By a 2-1 vote, a federal appeals court in Cincinnati affirmed the dismissal of a federal sex discrimination case brought by a hospital security guard who claims he was harassed by co-workers after he befriended a gay doctor and then quit under fire.
Christopher Vickers, the guard, worked at a medical center in Lancaster, Ohio. What prompted the harassment is not clear in the July 19 opinions, but it appears that in the course of investigating a complaint against a gay doctor at the facility, Vickers befriended the doctor, leading his fellow officers to make “sexually based slurs and discriminating remarks and comments” about him, “alleging that Vickers was ‘gay’ or homosexual, and questioning his masculinity.”
After Vickers complained to management, he alleged that the center’s personnel department appeared ready to investigate him on a spurious charge. He quit and filed his lawsuit.
Rejecting Vickers’ detailed, 71-page complaint, a lower court judge granted the center’s motion to dismiss all claims under Title VII, the federal civil rights statute that forbids workplace sex discrimination, on the grounds that Vickers was harassed based on perceived sexual orientation, a class not covered by Title VII. Federal law does not ban sexual orientation discrimination in non-governmental workplaces.
In approving the lower court’s decision, Judge Julia Smith Gibbons and Judge Eugene E. Siler, Jr., rejected Vickers’ attempt to bring his case within the sphere of a long line of cases deriving from the U.S. Supreme Court’s 1989 ruling in Price Waterhouse v. Hopkins. In that case, a woman claimed to have been denied a partnership in the accounting firm because she was perceived as too masculine.

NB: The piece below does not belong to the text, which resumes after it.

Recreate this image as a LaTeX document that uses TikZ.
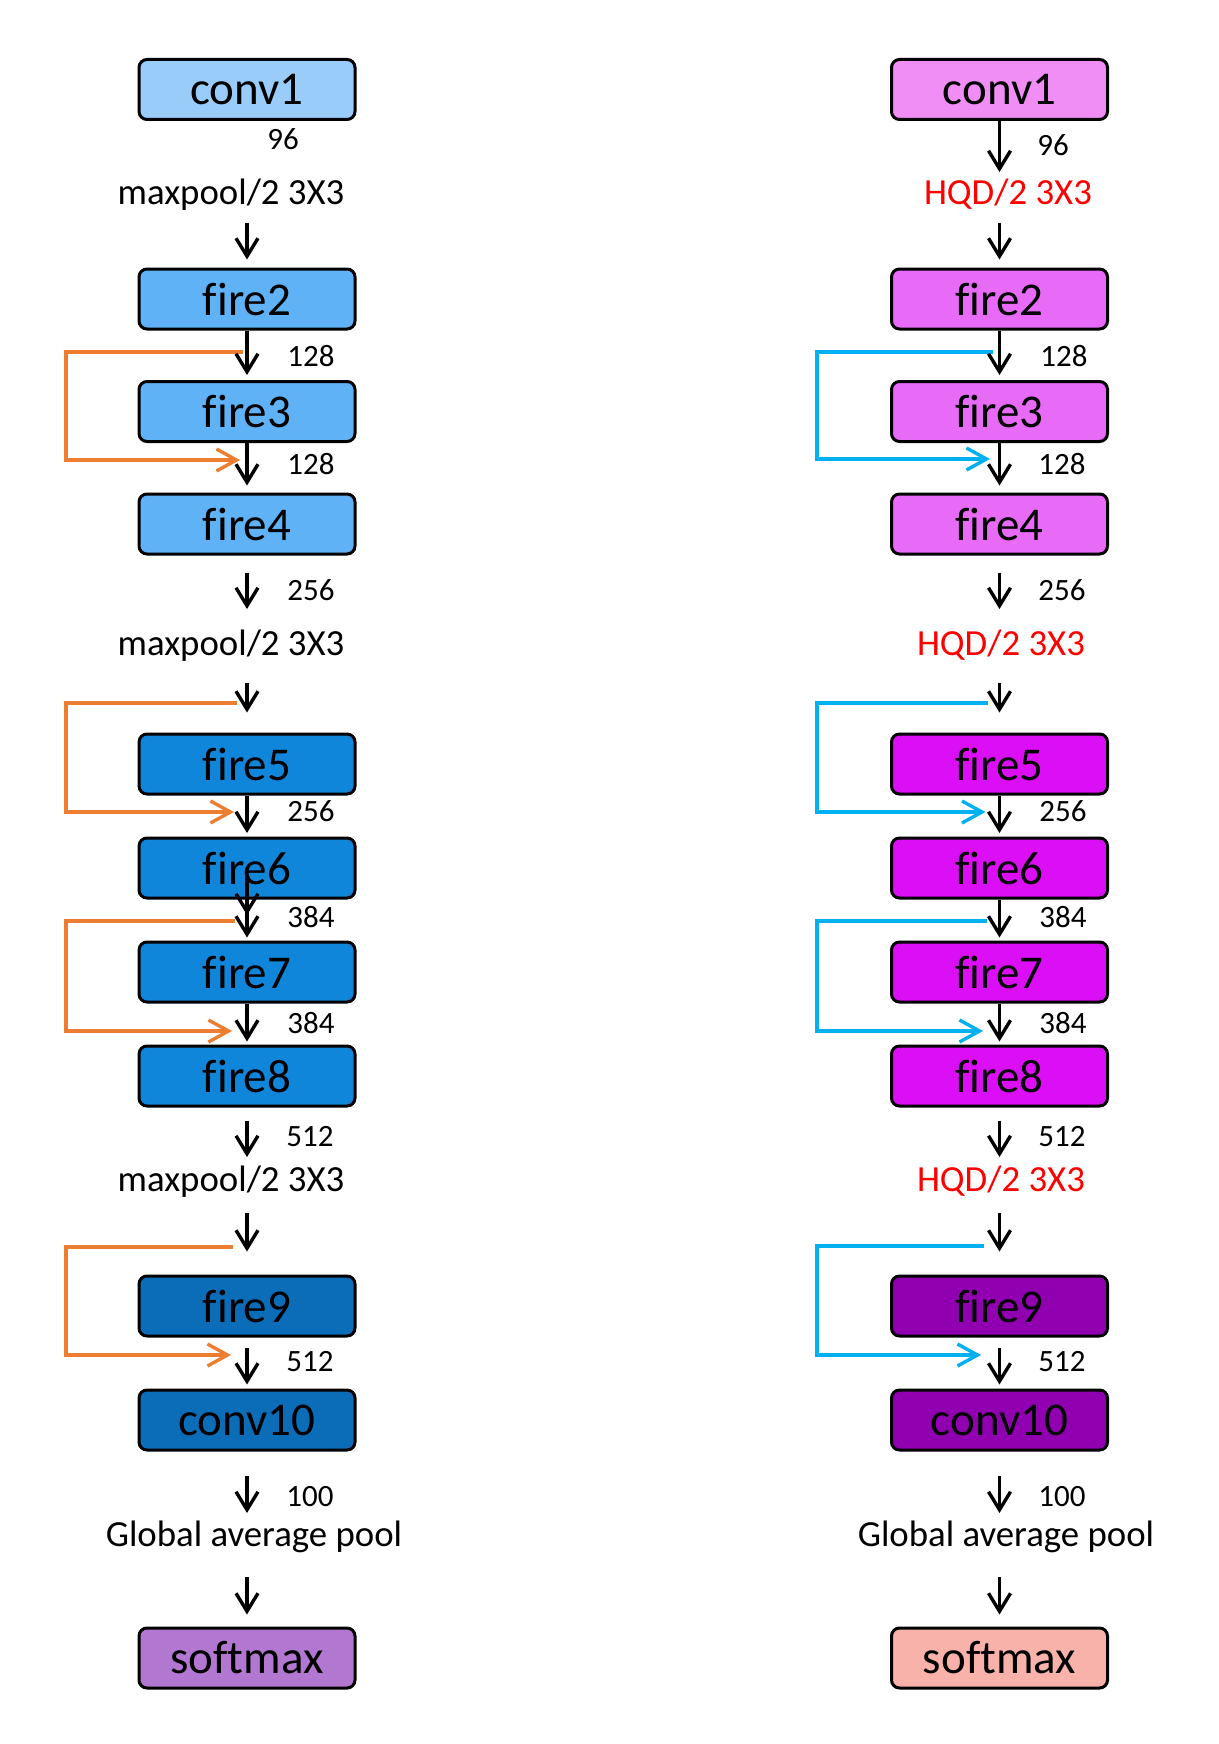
\documentclass[tikz,border=0pt]{standalone}
\usepackage{fontspec}
\setmainfont{Carlito}[Ligatures=NoCommon]
\usetikzlibrary{arrows.meta}
\tikzset{>={Straight Barb[length=9pt,width=11pt]}}

\definecolor{blueA}{RGB}{153,204,248}
\definecolor{blueB}{RGB}{94,178,245}
\definecolor{blueC}{RGB}{16,134,218}
\definecolor{blueD}{RGB}{11,108,183}
\definecolor{lilac}{RGB}{178,119,208}
\definecolor{pinkA}{RGB}{240,142,245}
\definecolor{pinkB}{RGB}{232,107,248}
\definecolor{pinkC}{RGB}{219,14,245}
\definecolor{pinkD}{RGB}{145,0,176}
\definecolor{salmon}{RGB}{249,178,170}
\definecolor{skiporange}{RGB}{237,125,49}
\definecolor{skipblue}{RGB}{0,176,240}
\definecolor{hqdred}{RGB}{255,0,0}

\tikzset{
  layer/.style={draw, line width=1.5pt, rounded corners=4pt, minimum width=108pt,
    minimum height=30pt, inner sep=0pt, font=\fontsize{23.5}{25}\selectfont},
  op/.style={inner sep=0pt, text height=12.9pt, text depth=3.7pt, font=\fontsize{18.4}{20}\selectfont},
  ch/.style={inner sep=0pt, text height=9.8pt, text depth=0pt, font=\fontsize{15.5}{17}\selectfont},
  flow/.style={->, line width=1.7pt},
  skip/.style={->, line width=1.7pt, >={Straight Barb[length=10pt,width=11pt]}}
}

\begin{document}
\begin{tikzpicture}[x=0.5pt,y=-0.5pt]
\useasboundingbox (0,0) rectangle (1219,1744);

% left column: SqueezeNet with maxpool
\node (Lconv1) [layer, fill=blueA] at (247,89.5) {conv1};
\node (Ln96) [ch] at (283,140) {96};
\node (Lmp1) [op] at (231,195) {maxpool/2 3X3};
\node (Lfire2) [layer, fill=blueB] at (247,299) {fire2};
\node (Ln128a) [ch] at (311,356.5) {128};
\node (Lfire3) [layer, fill=blueB] at (247,411.5) {fire3};
\node (Ln128b) [ch] at (311,465) {128};
\node (Lfire4) [layer, fill=blueB] at (247,524) {fire4};
\node (Ln256a) [ch] at (311,590.5) {256};
\node (Lmp2) [op] at (231,646) {maxpool/2 3X3};
\node (Lfire5) [layer, fill=blueC] at (247,764) {fire5};
\node (Ln256b) [ch] at (311,812) {256};
\node (Lfire6) [layer, fill=blueC] at (247,868) {fire6};
\node (Ln384a) [ch] at (311,918) {384};
\node (Lfire7) [layer, fill=blueC] at (247,972) {fire7};
\node (Ln384b) [ch] at (311,1024) {384};
\node (Lfire8) [layer, fill=blueC] at (247,1076) {fire8};
\node (Ln512a) [ch] at (310,1137) {512};
\node (Lmp3) [op] at (231,1182) {maxpool/2 3X3};
\node (Lfire9) [layer, fill=blueD] at (247,1306) {fire9};
\node (Ln512b) [ch] at (310,1362) {512};
\node (Lconv10) [layer, fill=blueD] at (247,1420) {conv10};
\node (Ln100) [ch] at (310,1497) {100};
\node (Lgap) [op] at (254,1537) {Global average pool};
\node (Lsoftmax) [layer, fill=lilac] at (247,1658) {softmax};

\coordinate (Lt1) at (247,223);
\coordinate (Lh4) at (247,609);
\coordinate (Lt5) at (247,683);
\coordinate (Lg6) at (247,915);
\coordinate (Lh8) at (247,1157);
\coordinate (Lt9) at (247,1213);
\coordinate (Lh10) at (247,1513);
\coordinate (Lt11) at (247,1577);
\coordinate (Lrail) at (66,0);
\coordinate (Ls1) at (243,352);  \coordinate (Le1) at (240,460);
\coordinate (Ls2) at (237,703);  \coordinate (Le2) at (234,812);
\coordinate (Ls3) at (235,921);  \coordinate (Le3) at (232,1031);
\coordinate (Ls4) at (233,1247); \coordinate (Le4) at (231,1355);

\draw [skip, skiporange] (Ls1) -- (Ls1 -| Lrail) |- (Le1);
\draw [skip, skiporange] (Ls2) -- (Ls2 -| Lrail) |- (Le2);
\draw [skip, skiporange] (Ls3) -- (Ls3 -| Lrail) |- (Le3);
\draw [skip, skiporange] (Ls4) -- (Ls4 -| Lrail) |- (Le4);

\draw [flow, shorten >=4pt] (Lt1) -- (Lfire2);
\draw [flow, shorten >=2.5pt] (Lfire2) -- (Lfire3);
\draw [flow, shorten >=3.5pt] (Lfire3) -- (Lfire4);
\draw [flow, shorten <=8.5pt] (Lfire4) -- (Lh4);
\draw [flow, shorten >=10pt] (Lt5) -- (Lfire5);
\draw [flow, shorten >=1.75pt] (Lfire5) -- (Lfire6);
\draw [flow, shorten <=4.5pt] (Lfire6.center) -- (Lg6);
\draw [flow, shorten >=1.5pt] (Lfire6) -- (Lfire7);
\draw [flow, shorten >=1.5pt] (Lfire7) -- (Lfire8);
\draw [flow, shorten <=6.5pt] (Lfire8) -- (Lh8);
\draw [flow, shorten >=11.5pt] (Lt9) -- (Lfire9);
\draw [flow, shorten <=5pt, shorten >=2pt] (Lfire9) -- (Lconv10);
\draw [flow, shorten <=12pt] (Lconv10) -- (Lh10);
\draw [flow, shorten >=6pt] (Lt11) -- (Lsoftmax);

% right column: with HQD pooling
\node (Rconv1) [layer, fill=pinkA] at (999.5,89.5) {conv1};
\node (Rn96) [ch] at (1053,146) {96};
\node (Rhqd1) [op, text=hqdred] at (1008,195) {HQD/2 3X3};
\node (Rfire2) [layer, fill=pinkB] at (999.5,299) {fire2};
\node (Rn128a) [ch] at (1064,356.5) {128};
\node (Rfire3) [layer, fill=pinkB] at (999.5,411.5) {fire3};
\node (Rn128b) [ch] at (1062,465) {128};
\node (Rfire4) [layer, fill=pinkB] at (999.5,524) {fire4};
\node (Rn256a) [ch] at (1062,590.5) {256};
\node (Rhqd2) [op, text=hqdred] at (1001,646) {HQD/2 3X3};
\node (Rfire5) [layer, fill=pinkC] at (999.5,764) {fire5};
\node (Rn256b) [ch] at (1063,812) {256};
\node (Rfire6) [layer, fill=pinkC] at (999.5,868) {fire6};
\node (Rn384a) [ch] at (1063,918) {384};
\node (Rfire7) [layer, fill=pinkC] at (999.5,972) {fire7};
\node (Rn384b) [ch] at (1063,1024) {384};
\node (Rfire8) [layer, fill=pinkC] at (999.5,1076) {fire8};
\node (Rn512a) [ch] at (1062,1137) {512};
\node (Rhqd3) [op, text=hqdred] at (1001,1182) {HQD/2 3X3};
\node (Rfire9) [layer, fill=pinkD] at (999.5,1306) {fire9};
\node (Rn512b) [ch] at (1062,1362) {512};
\node (Rconv10) [layer, fill=pinkD] at (999.5,1420) {conv10};
\node (Rn100) [ch] at (1062,1497) {100};
\node (Rgap) [op] at (1006,1537) {Global average pool};
\node (Rsoftmax) [layer, fill=salmon] at (999.5,1658) {softmax};

\coordinate (Rh1) at (999.5,172);
\coordinate (Rt1) at (999.5,223);
\coordinate (Rh4) at (999.5,609);
\coordinate (Rt5) at (999.5,683);
\coordinate (Rh8) at (999.5,1157);
\coordinate (Rt9) at (999.5,1213);
\coordinate (Rh10) at (999.5,1513);
\coordinate (Rt11) at (999.5,1577);
\coordinate (Rrail) at (817,0);
\coordinate (Rs1) at (993,352);  \coordinate (Re1) at (990,459);
\coordinate (Rs2) at (988,703);  \coordinate (Re2) at (985.5,812);
\coordinate (Rs3) at (987,921);  \coordinate (Re3) at (983,1031);
\coordinate (Rs4) at (984,1246); \coordinate (Re4) at (981,1355);

\draw [skip, skipblue] (Rs1) -- (Rs1 -| Rrail) |- (Re1);
\draw [skip, skipblue] (Rs2) -- (Rs2 -| Rrail) |- (Re2);
\draw [skip, skipblue] (Rs3) -- (Rs3 -| Rrail) |- (Re3);
\draw [skip, skipblue] (Rs4) -- (Rs4 -| Rrail) |- (Re4);

\draw [flow] (Rconv1) -- (Rh1);
\draw [flow, shorten >=4pt] (Rt1) -- (Rfire2);
\draw [flow, shorten >=2.5pt] (Rfire2) -- (Rfire3);
\draw [flow, shorten >=3.5pt] (Rfire3) -- (Rfire4);
\draw [flow, shorten <=8.5pt] (Rfire4) -- (Rh4);
\draw [flow, shorten >=10pt] (Rt5) -- (Rfire5);
\draw [flow, shorten >=1.75pt] (Rfire5) -- (Rfire6);
\draw [flow, shorten >=1.5pt] (Rfire6) -- (Rfire7);
\draw [flow, shorten >=1.5pt] (Rfire7) -- (Rfire8);
\draw [flow, shorten <=6.5pt] (Rfire8) -- (Rh8);
\draw [flow, shorten >=11.5pt] (Rt9) -- (Rfire9);
\draw [flow, shorten <=5pt, shorten >=2pt] (Rfire9) -- (Rconv10);
\draw [flow, shorten <=12pt] (Rconv10) -- (Rh10);
\draw [flow, shorten >=6pt] (Rt11) -- (Rsoftmax);
\end{tikzpicture}
\end{document}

The Supreme Court ruled that such sexual stereotyping was evidence of sexually discriminatory thinking.
Building on that case, courts have held that when an employee suffers discrimination at the workplace for failing to comply with gender stereotypes, the employee may have a claim of sex discrimination under Title VII. Over the past two years, the Sixth Circuit Court of Appeals has ruled that transgender employees are protected under Title VII because their appearance and behavior fails to conform to gender stereotypes.
Vickers argued that the numerous comments demeaning his masculinity, the name-calling, and the hostile physical pranks, should be considered sex discrimination under the same theory.

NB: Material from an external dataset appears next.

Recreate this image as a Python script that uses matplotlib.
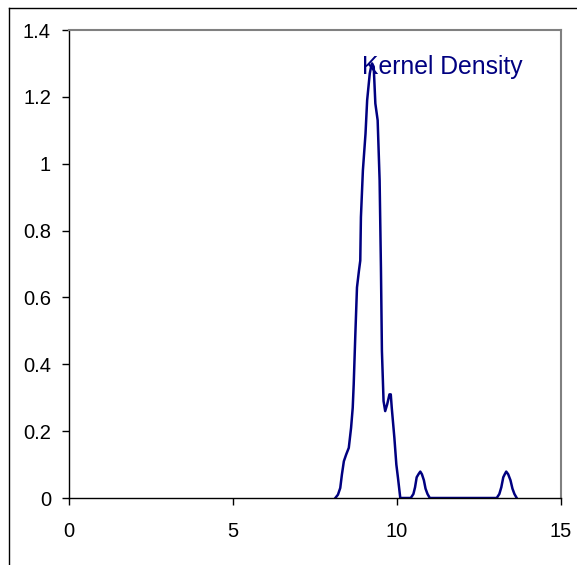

Rejecting this view, Gibbons noted that Vickers had not alleged that he was gender-nonconforming in any way and concluded that he was targeted because he was perceived to be gay.
“His claim fails because Vickers has failed to allege that he did not conform to traditional gender stereotypes in any observable way at work,” wrote Gibbons. “Thus, he does not allege a claim of sex stereotyping.”

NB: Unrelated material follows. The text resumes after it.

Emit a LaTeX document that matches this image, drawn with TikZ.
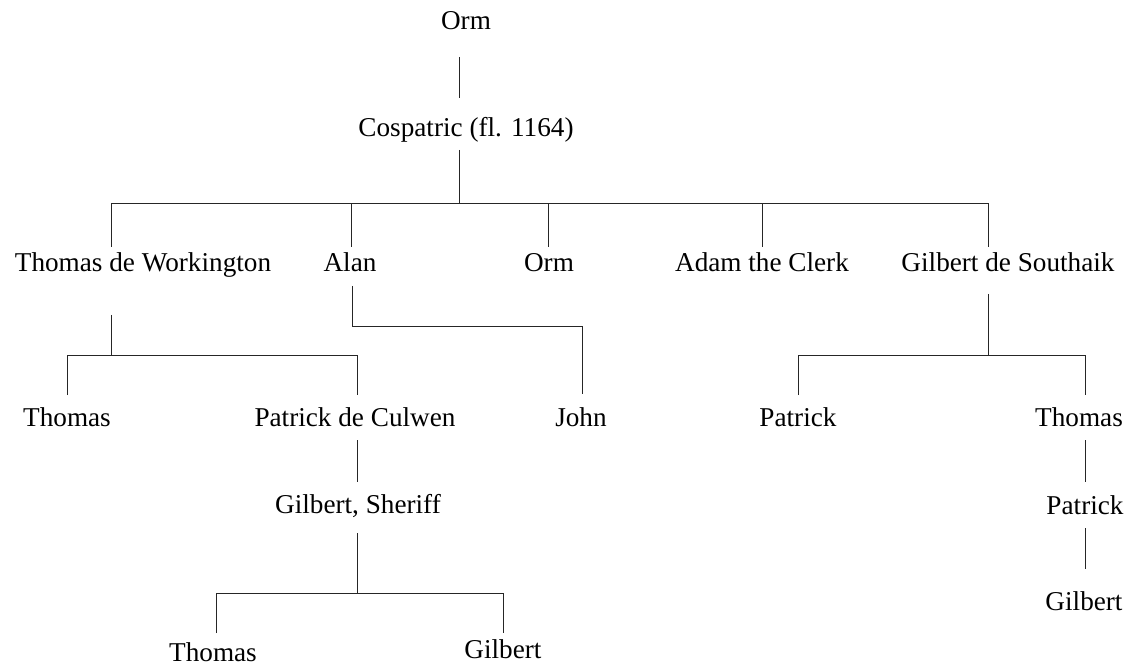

“Ultimately,” Gibbons wrote, “recognition of Vickers’ claim would have the effect of de facto amending Title VII to encompass sexual orientation as a prohibited basis for discrimination. In all likelihood, any discrimination based on sexual orientation would be actionable under a sex stereotyping theory if this claim is allowed to stand, as all homosexuals, by definition, fail to conform to traditional gender norms in their sexual practices.”
Federal courts have resisted efforts to have the existing sex discrimination ban liberally interpreted to cover all sexually-based harassment or discrimination.
Dissenting, Judge David M. Lawson argued that it was not appropriate for the court to have dismissed Vickers’ claim before he could conduct discovery to uncover any further evidence in company records that might support his sexual stereotyping claim.
Even without such discovery, Lawson said that Vickers’ complaint provided several instances of sex stereotyping behavior by his co-workers and his boss. Lawson said that the majority’s reading of the complaint “is too narrow and imposes an obligation on the plaintiff that is more exacting at this stage of the proceeding than is required by the Federal Rules of Civil Procedure.”
Lawson pointed out that after specifically making the sex stereotyping claim, Vickers “proceeds in excruciating detail to describe the vile and sexually explicit acts that allegedly were committed against him by [two] defendants and which allegedly were approved or condoned by [his supervisor]. . . .Where, as here, the plaintiff has pleaded facts from which a fact finder could infer that sex (and not simply homosexuality) played a role in the employment decision and contributed to the hostility of the work environment, drawing the line should not occur at the pleading stage of the lawsuit.”
Lawson found at least 25 different incidents contained in Vickers’ narrative that “could be construed as evidence of the defendants’ perception that Vickers was not masculine enough for them.”
Lawson concluded that even applying the legal reasoning of the majority, one would have to conclude that Vickers’ factual allegations were sufficient to withstand the motion to dismiss and entitle him to discovery and possibly a trial on his sex discrimination claim.